Photo: Dennis Wong on flickr
After some disappointing data out of China, talks of a Chinese hard landing are back full force.But there’s one economic indicator that Chinese hard/soft/bumpy landing watchers should be looking at according to Societe General analyst Wei Yao.
Wei says import data, which is subject to less statistical adjustments and can be easily cross-checked with its trading partners, is a crucial indicator because China’s “import demand centres on investments”. And remember Chinese imports grew just 0.3 per cent last month.
Wei says the weak import data trend has been around since the start of the year and shows that the deceleration is happening in real terms as well. :
“There is also an argument that China’s import deceleration was largely driven by export weakness. Looking at the type of imports, we noticed that imports of raw materials and other ordinary goods each contributed to the slowdown (at least) as much as imports for processing trade did. The deceleration in real import growth has a substantial domestic component.

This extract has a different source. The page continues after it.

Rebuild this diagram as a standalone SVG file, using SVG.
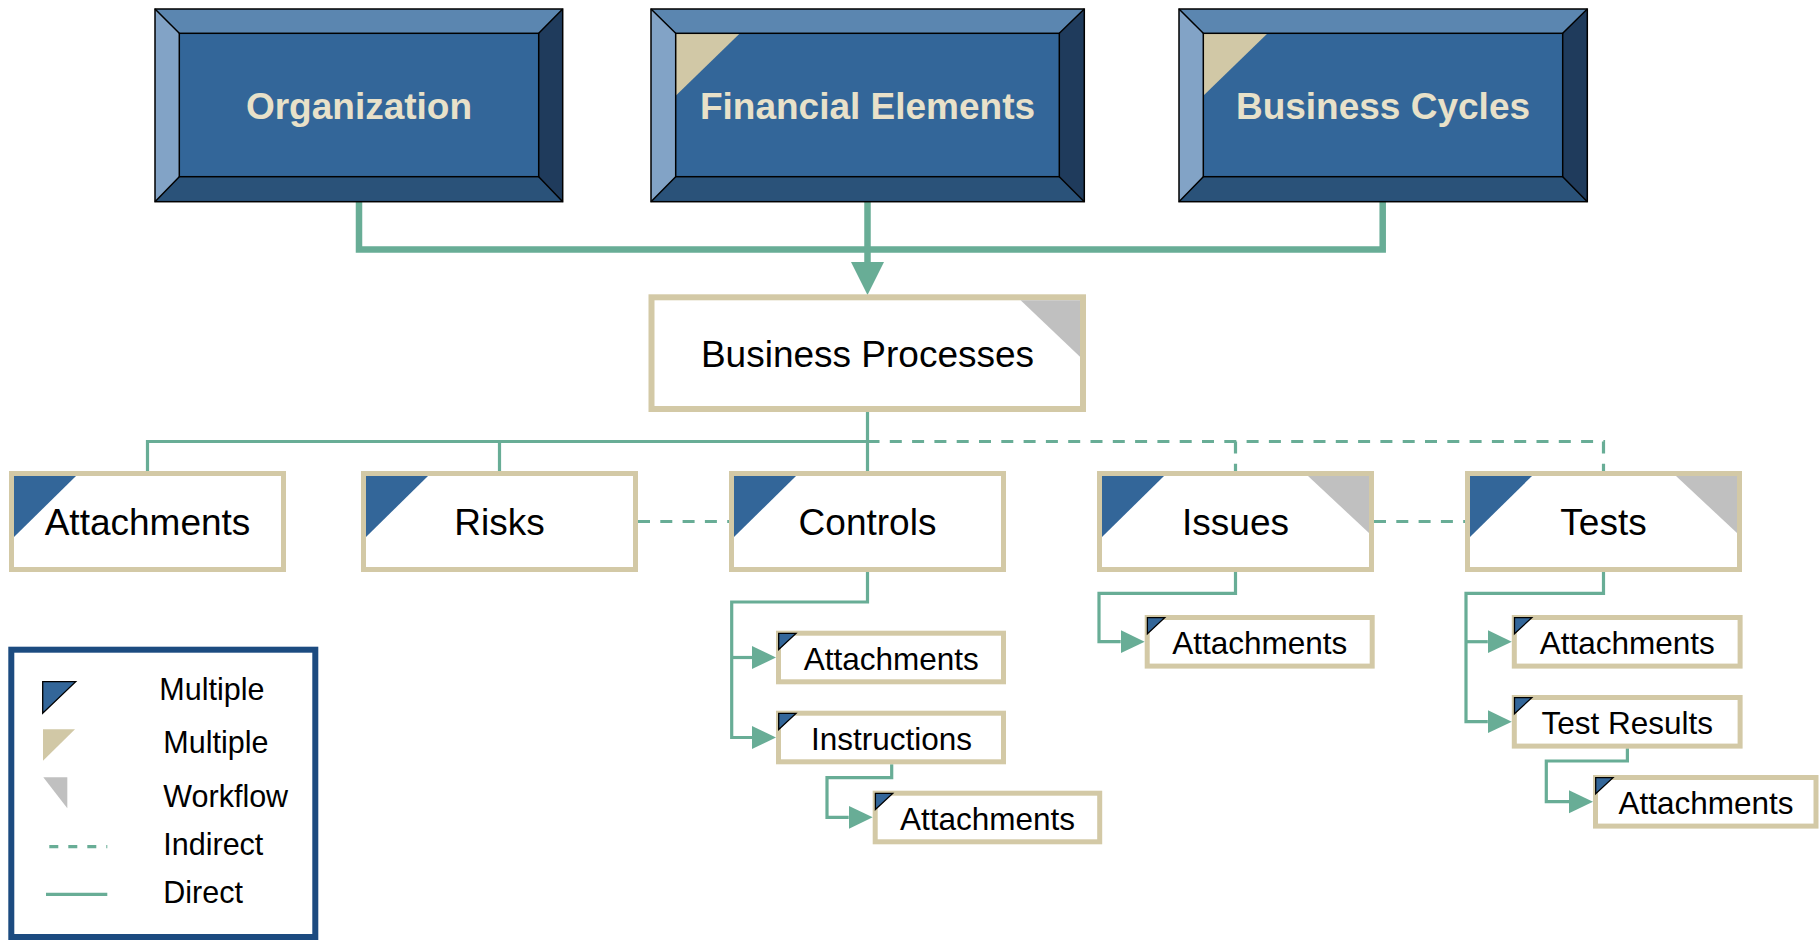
<svg xmlns="http://www.w3.org/2000/svg" width="1820" height="941" viewBox="0 0 1820 941">
  <defs>
    <style>
      .top-c{fill:#336699}
      .bev-t{fill:#5b86b0}
      .bev-l{fill:#82a3c6}
      .bev-r{fill:#1f3b5c}
      .bev-b{fill:#2a5279}
      .edge{fill:none;stroke:#000;stroke-width:1.5}
      .ttl{font-family:"Liberation Sans",Arial,sans-serif;font-weight:bold;font-size:37px;fill:#e8e1c9;text-anchor:middle}
      .tri-beige{fill:#d1c8a6}
      .box{fill:#fff;stroke:#d3c9a6;stroke-width:5}
      .box6{fill:#fff;stroke:#d3c9a6;stroke-width:6}
      .lbl{font-family:"Liberation Sans",Arial,sans-serif;font-size:37px;fill:#000;text-anchor:middle}
      .slbl{font-family:"Liberation Sans",Arial,sans-serif;font-size:31.5px;fill:#000;text-anchor:middle}
      .leg{font-family:"Liberation Sans",Arial,sans-serif;font-size:30.5px;fill:#000}
      .tri-blue{fill:#336699}
      .tri-sblue{fill:#336699;stroke:#000;stroke-width:1.3}
      .tri-gray{fill:#c0c0c0}
      .thick{fill:none;stroke:#68ad96;stroke-width:6.5;stroke-linejoin:miter}
      .thin{fill:none;stroke:#68ad96;stroke-width:3.2;stroke-linejoin:miter}
      .dash{fill:none;stroke:#68ad96;stroke-width:3.2;stroke-dasharray:12 10.3}
      .arr{fill:none;stroke:#68ad96;stroke-width:3.2;marker-end:url(#arrow)}
    </style>
    <marker id="arrow" markerUnits="userSpaceOnUse" markerWidth="24" markerHeight="24" viewBox="0 0 24 24" refX="0" refY="12" orient="auto">
      <path d="M0,0.5 L24,12 L0,23.5 z" fill="#68ad96"/>
    </marker>
  </defs>

  <!-- Connectors -->
  <g id="connectors">
    <path class="thick" d="M359,201.7 V249.5 H1382.7 V201.7"/>
    <path class="thick" d="M867.5,201.7 V264"/>
    <polygon points="851,262 884,262 867.5,295" fill="#68ad96"/>

    <path class="thin" d="M147.5,471 V441.5 H867.5"/>
    <path class="thin" d="M499.5,441.5 V471"/>
    <path class="thin" d="M867.5,412 V471"/>
    <path class="dash" d="M867.5,441.5 H1603.5 V471"/>
    <path class="dash" d="M1235.5,441.5 V471"/>
    <path class="dash" d="M638,521.5 H729"/>
    <path class="dash" d="M1374,521.5 H1465"/>

    <path class="arr" d="M867.5,572 V602 H731.7 V737.5 H752"/>
    <path class="arr" d="M731.7,657.5 H752"/>
    <path class="arr" d="M891.7,764.3 V777.7 H827 V817.3 H848.7"/>
    <path class="arr" d="M1235.5,572 V593.3 H1099 V641.7 H1120.7"/>
    <path class="arr" d="M1603.5,572 V593.3 H1466 V721.7 H1487.8"/>
    <path class="arr" d="M1466,641.7 H1487.8"/>
    <path class="arr" d="M1627.4,748.3 V761 H1546.3 V801.7 H1569"/>
  </g>

  <!-- Top beveled nodes -->
  <g id="node-organization">
    <rect class="top-c" x="179.3" y="33.3" width="359.4" height="143.4"/>
    <polygon class="bev-t" points="155,9 562.7,9 538.7,33.3 179.3,33.3"/>
    <polygon class="bev-l" points="155,9 179.3,33.3 179.3,176.7 155,201.7"/>
    <polygon class="bev-r" points="562.7,9 562.7,201.7 538.7,176.7 538.7,33.3"/>
    <polygon class="bev-b" points="155,201.7 179.3,176.7 538.7,176.7 562.7,201.7"/>
    <rect class="edge" x="155" y="9" width="407.7" height="192.7"/>
    <rect class="edge" x="179.3" y="33.3" width="359.4" height="143.4"/>
    <path class="edge" d="M155,9 L179.3,33.3 M562.7,9 L538.7,33.3 M155,201.7 L179.3,176.7 M562.7,201.7 L538.7,176.7"/>
    <text class="ttl" x="359" y="119">Organization</text>
  </g>

  <g id="node-financial-elements">
    <rect class="top-c" x="675.7" y="33.3" width="383.6" height="143.4"/>
    <polygon class="bev-t" points="651,9 1084.3,9 1059.3,33.3 675.7,33.3"/>
    <polygon class="bev-l" points="651,9 675.7,33.3 675.7,176.7 651,201.7"/>
    <polygon class="bev-r" points="1084.3,9 1084.3,201.7 1059.3,176.7 1059.3,33.3"/>
    <polygon class="bev-b" points="651,201.7 675.7,176.7 1059.3,176.7 1084.3,201.7"/>
    <polygon class="tri-beige" points="675.7,33.3 740,33.3 675.7,95.7"/>
    <rect class="edge" x="651" y="9" width="433.3" height="192.7"/>
    <rect class="edge" x="675.7" y="33.3" width="383.6" height="143.4"/>
    <path class="edge" d="M651,9 L675.7,33.3 M1084.3,9 L1059.3,33.3 M651,201.7 L675.7,176.7 M1084.3,201.7 L1059.3,176.7"/>
    <text class="ttl" x="867.5" y="119">Financial Elements</text>
  </g>

  <g id="node-business-cycles">
    <rect class="top-c" x="1203.3" y="33.3" width="359.4" height="143.4"/>
    <polygon class="bev-t" points="1179,9 1587.3,9 1562.7,33.3 1203.3,33.3"/>
    <polygon class="bev-l" points="1179,9 1203.3,33.3 1203.3,176.7 1179,201.7"/>
    <polygon class="bev-r" points="1587.3,9 1587.3,201.7 1562.7,176.7 1562.7,33.3"/>
    <polygon class="bev-b" points="1179,201.7 1203.3,176.7 1562.7,176.7 1587.3,201.7"/>
    <polygon class="tri-beige" points="1203.3,33.3 1267.7,33.3 1203.3,95.7"/>
    <rect class="edge" x="1179" y="9" width="408.3" height="192.7"/>
    <rect class="edge" x="1203.3" y="33.3" width="359.4" height="143.4"/>
    <path class="edge" d="M1179,9 L1203.3,33.3 M1587.3,9 L1562.7,33.3 M1179,201.7 L1203.3,176.7 M1587.3,201.7 L1562.7,176.7"/>
    <text class="ttl" x="1383" y="119">Business Cycles</text>
  </g>

  <!-- Business Processes -->
  <g id="node-business-processes">
    <rect class="box6" x="651.5" y="297.3" width="431.5" height="111.7"/>
    <polygon class="tri-gray" points="1020.6,300.3 1080,300.3 1080,356.7"/>
    <text class="lbl" x="867.5" y="366.7">Business Processes</text>
  </g>

  <!-- Second level -->
  <g id="node-attachments">
    <rect class="box" x="11.5" y="473.5" width="272" height="96"/>
    <polygon class="tri-blue" points="14,476 76,476 14,537"/>
    <text class="lbl" x="147.5" y="535">Attachments</text>
  </g>
  <g id="node-risks">
    <rect class="box" x="363.5" y="473.5" width="272" height="96"/>
    <polygon class="tri-blue" points="366,476 428,476 366,537"/>
    <text class="lbl" x="499.5" y="535">Risks</text>
  </g>
  <g id="node-controls">
    <rect class="box" x="731.5" y="473.5" width="272" height="96"/>
    <polygon class="tri-blue" points="734,476 796,476 734,537"/>
    <text class="lbl" x="867.5" y="535">Controls</text>
  </g>
  <g id="node-issues">
    <rect class="box" x="1099.5" y="473.5" width="272" height="96"/>
    <polygon class="tri-blue" points="1102,476 1164,476 1102,537"/>
    <polygon class="tri-gray" points="1308,476 1369,476 1369,533"/>
    <text class="lbl" x="1235.5" y="535">Issues</text>
  </g>
  <g id="node-tests">
    <rect class="box" x="1467.5" y="473.5" width="272" height="96"/>
    <polygon class="tri-blue" points="1470,476 1532,476 1470,537"/>
    <polygon class="tri-gray" points="1676,476 1737,476 1737,533"/>
    <text class="lbl" x="1603.5" y="535">Tests</text>
  </g>

  <!-- Sub nodes -->
  <g id="node-controls-attachments">
    <rect class="box" x="778.5" y="633.2" width="225" height="48.6"/>
    <polygon class="tri-sblue" points="778.7,633.4 796,633.4 778.7,649.4"/>
    <text class="slbl" x="891.3" y="670">Attachments</text>
  </g>
  <g id="node-instructions">
    <rect class="box" x="778.5" y="713.2" width="225" height="48.6"/>
    <polygon class="tri-sblue" points="778.7,713.4 796,713.4 778.7,729.4"/>
    <text class="slbl" x="891.5" y="750">Instructions</text>
  </g>
  <g id="node-instructions-attachments">
    <rect class="box" x="875.2" y="793.2" width="224.5" height="48.6"/>
    <polygon class="tri-sblue" points="875.4,793.4 892.7,793.4 875.4,809.4"/>
    <text class="slbl" x="987.5" y="829.7">Attachments</text>
  </g>
  <g id="node-issues-attachments">
    <rect class="box" x="1147.2" y="617.5" width="225" height="48.6"/>
    <polygon class="tri-sblue" points="1147.4,617.7 1164.7,617.7 1147.4,633.7"/>
    <text class="slbl" x="1259.7" y="654">Attachments</text>
  </g>
  <g id="node-tests-attachments">
    <rect class="box" x="1514.3" y="617.5" width="225.8" height="48.6"/>
    <polygon class="tri-sblue" points="1514.5,617.7 1531.8,617.7 1514.5,633.7"/>
    <text class="slbl" x="1627.2" y="654">Attachments</text>
  </g>
  <g id="node-test-results">
    <rect class="box" x="1514.3" y="697.5" width="225.8" height="48.6"/>
    <polygon class="tri-sblue" points="1514.5,697.7 1531.8,697.7 1514.5,713.7"/>
    <text class="slbl" x="1627.2" y="733.5">Test Results</text>
  </g>
  <g id="node-test-results-attachments">
    <rect class="box" x="1595.5" y="777.5" width="220.5" height="48.6"/>
    <polygon class="tri-sblue" points="1595.7,777.7 1613,777.7 1595.7,793.7"/>
    <text class="slbl" x="1706" y="813.5">Attachments</text>
  </g>

  <!-- Legend -->
  <g id="legend">
    <rect x="11.3" y="649.7" width="304" height="287.3" fill="#fff" stroke="#1c4b80" stroke-width="6"/>
    <polygon class="tri-sblue" points="42.7,681.7 75.7,681.7 42.7,713.3"/>
    <polygon class="tri-beige" points="43,729.3 75,729.3 43,760.7"/>
    <polygon class="tri-gray" points="43.3,777.3 67.3,777.3 67.3,808.3"/>
    <line x1="49.3" y1="846.7" x2="107.3" y2="846.7" stroke="#68ad96" stroke-width="3.2" stroke-dasharray="9 10"/>
    <line x1="46" y1="894.3" x2="107.3" y2="894.3" stroke="#68ad96" stroke-width="3.2"/>
    <text class="leg" x="159.3" y="700">Multiple</text>
    <text class="leg" x="163.3" y="753.3">Multiple</text>
    <text class="leg" x="163.3" y="806.7">Workflow</text>
    <text class="leg" x="163.3" y="855">Indirect</text>
    <text class="leg" x="163.3" y="903.3">Direct</text>
  </g>
</svg>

China’s waning demand for non-commodity ordinary imports is particularly bad news for capital goods exporters like Korea and Taiwan. Their exports both surprised on the low side in April, with demand from China either flat or contracting. However, there is a big amount of trade due to supply chain integration, and so it is still hard to tell how much of the negative news was exactly because of China’s domestic demand.
As for raw materials, situations differed widely from one commodity to another in yoy growth rates (see table below). Copper import growth looked amazingly resilient on the books, but it was mostly because of the low import volume in H1 2011 when Chinese companies shied away from high copper prices. In addition, China’s copper imports are increasingly used as collateral for corporate financing and tend to pick up during monetary policy tightening. Even so, in level terms, copper imports were flat at best between Q4 2012 and April 2012. Therefore, we think steel and iron ore better reflect the strength of China’s investment demand, which is evidently weak at the moment.”
Wei says irrespective of the type of landing it is clear that China’s investment growth will be much slower at the end of the decade, which points to a significant shift in its import structure.
What to expect in coming months
China’s central bank cut its RRR rate and Wei thinks it is likely to continue managing the slowdown along with Chinese authorities. Wei says she expects the government to take action in three area:
- Push infrastructure investment
- Soften the property tightening policy by possibly providing support for first time home-buyers.
- Possible tariff cuts and a consumption stimulus package by the ministry of commerce.
After weak April trade data SocGen revised down its Q2 GDP growth from 7.8 per cent, to 7.6 per cent, and the full-year GDP growth down to 7.9 per cent, from 8.1 per cent. For now, she is watching to see if her call for a bumpy landing turns into a hard one.